>> start

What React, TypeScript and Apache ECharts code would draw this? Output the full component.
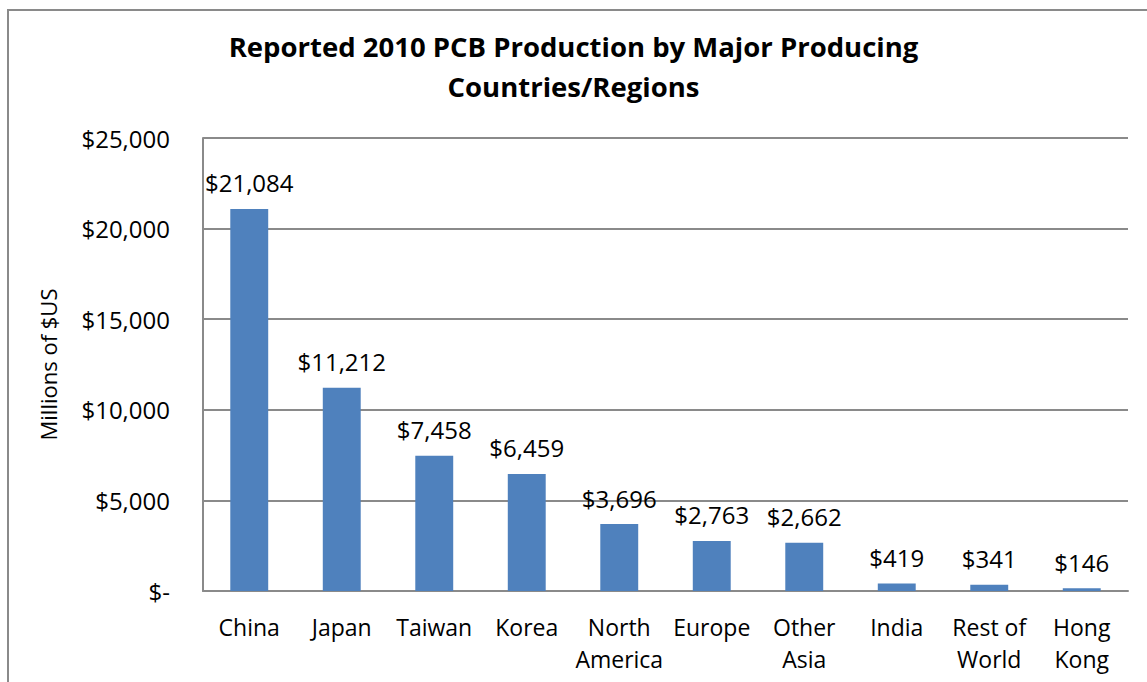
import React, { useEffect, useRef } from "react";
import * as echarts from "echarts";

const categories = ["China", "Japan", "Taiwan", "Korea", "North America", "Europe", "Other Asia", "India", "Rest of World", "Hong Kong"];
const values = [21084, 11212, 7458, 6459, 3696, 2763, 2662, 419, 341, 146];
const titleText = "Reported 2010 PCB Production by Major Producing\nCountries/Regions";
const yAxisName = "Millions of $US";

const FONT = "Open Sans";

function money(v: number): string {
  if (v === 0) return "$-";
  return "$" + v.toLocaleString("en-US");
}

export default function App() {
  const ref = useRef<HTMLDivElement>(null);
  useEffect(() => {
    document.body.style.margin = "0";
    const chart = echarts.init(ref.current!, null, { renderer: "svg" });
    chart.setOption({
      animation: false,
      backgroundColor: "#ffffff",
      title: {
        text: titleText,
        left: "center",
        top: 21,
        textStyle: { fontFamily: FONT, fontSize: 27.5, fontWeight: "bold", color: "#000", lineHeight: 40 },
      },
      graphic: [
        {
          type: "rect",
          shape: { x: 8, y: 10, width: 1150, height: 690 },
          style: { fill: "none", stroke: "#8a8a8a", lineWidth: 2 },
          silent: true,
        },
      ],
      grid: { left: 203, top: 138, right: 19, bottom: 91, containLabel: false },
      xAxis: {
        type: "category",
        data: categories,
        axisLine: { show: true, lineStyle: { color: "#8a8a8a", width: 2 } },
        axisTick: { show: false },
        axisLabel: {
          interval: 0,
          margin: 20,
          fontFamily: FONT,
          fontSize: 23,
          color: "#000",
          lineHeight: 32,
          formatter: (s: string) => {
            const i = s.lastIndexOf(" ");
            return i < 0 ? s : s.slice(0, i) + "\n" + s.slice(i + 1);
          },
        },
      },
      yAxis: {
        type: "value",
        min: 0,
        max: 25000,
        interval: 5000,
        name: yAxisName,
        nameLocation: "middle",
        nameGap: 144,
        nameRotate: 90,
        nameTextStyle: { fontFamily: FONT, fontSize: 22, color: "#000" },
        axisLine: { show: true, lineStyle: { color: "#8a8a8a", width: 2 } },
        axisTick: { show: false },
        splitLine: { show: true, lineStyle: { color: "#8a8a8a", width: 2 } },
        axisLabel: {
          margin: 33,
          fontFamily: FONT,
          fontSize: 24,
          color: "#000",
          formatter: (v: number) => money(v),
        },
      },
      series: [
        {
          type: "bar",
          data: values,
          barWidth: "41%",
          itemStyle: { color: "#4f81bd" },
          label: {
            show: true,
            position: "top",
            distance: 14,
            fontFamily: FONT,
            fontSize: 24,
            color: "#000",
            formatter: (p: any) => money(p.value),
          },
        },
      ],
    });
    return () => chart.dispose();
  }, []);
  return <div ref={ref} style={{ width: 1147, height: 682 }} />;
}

>> end

- [Prompt]: Quote everything in the listing above exactly; pictures are the only thing to omit.

- [Reply to the task]:
What React, TypeScript and Apache ECharts code would draw this? Output the full component.
import React, { useEffect, useRef } from "react";
import * as echarts from "echarts";

const categories = ["China", "Japan", "Taiwan", "Korea", "North America", "Europe", "Other Asia", "India", "Rest of World", "Hong Kong"];
const values = [21084, 11212, 7458, 6459, 3696, 2763, 2662, 419, 341, 146];
const titleText = "Reported 2010 PCB Production by Major Producing\nCountries/Regions";
const yAxisName = "Millions of $US";

const FONT = "Open Sans";

function money(v: number): string {
  if (v === 0) return "$-";
  return "$" + v.toLocaleString("en-US");
}

export default function App() {
  const ref = useRef<HTMLDivElement>(null);
  useEffect(() => {
    document.body.style.margin = "0";
    const chart = echarts.init(ref.current!, null, { renderer: "svg" });
    chart.setOption({
      animation: false,
      backgroundColor: "#ffffff",
      title: {
        text: titleText,
        left: "center",
        top: 21,
        textStyle: { fontFamily: FONT, fontSize: 27.5, fontWeight: "bold", color: "#000", lineHeight: 40 },
      },
      graphic: [
        {
          type: "rect",
          shape: { x: 8, y: 10, width: 1150, height: 690 },
          style: { fill: "none", stroke: "#8a8a8a", lineWidth: 2 },
          silent: true,
        },
      ],
      grid: { left: 203, top: 138, right: 19, bottom: 91, containLabel: false },
      xAxis: {
        type: "category",
        data: categories,
        axisLine: { show: true, lineStyle: { color: "#8a8a8a", width: 2 } },
        axisTick: { show: false },
        axisLabel: {
          interval: 0,
          margin: 20,
          fontFamily: FONT,
          fontSize: 23,
          color: "#000",
          lineHeight: 32,
          formatter: (s: string) => {
            const i = s.lastIndexOf(" ");
            return i < 0 ? s : s.slice(0, i) + "\n" + s.slice(i + 1);
          },
        },
      },
      yAxis: {
        type: "value",
        min: 0,
        max: 25000,
        interval: 5000,
        name: yAxisName,
        nameLocation: "middle",
        nameGap: 144,
        nameRotate: 90,
        nameTextStyle: { fontFamily: FONT, fontSize: 22, color: "#000" },
        axisLine: { show: true, lineStyle: { color: "#8a8a8a", width: 2 } },
        axisTick: { show: false },
        splitLine: { show: true, lineStyle: { color: "#8a8a8a", width: 2 } },
        axisLabel: {
          margin: 33,
          fontFamily: FONT,
          fontSize: 24,
          color: "#000",
          formatter: (v: number) => money(v),
        },
      },
      series: [
        {
          type: "bar",
          data: values,
          barWidth: "41%",
          itemStyle: { color: "#4f81bd" },
          label: {
            show: true,
            position: "top",
            distance: 14,
            fontFamily: FONT,
            fontSize: 24,
            color: "#000",
            formatter: (p: any) => money(p.value),
          },
        },
      ],
    });
    return () => chart.dispose();
  }, []);
  return <div ref={ref} style={{ width: 1147, height: 682 }} />;
}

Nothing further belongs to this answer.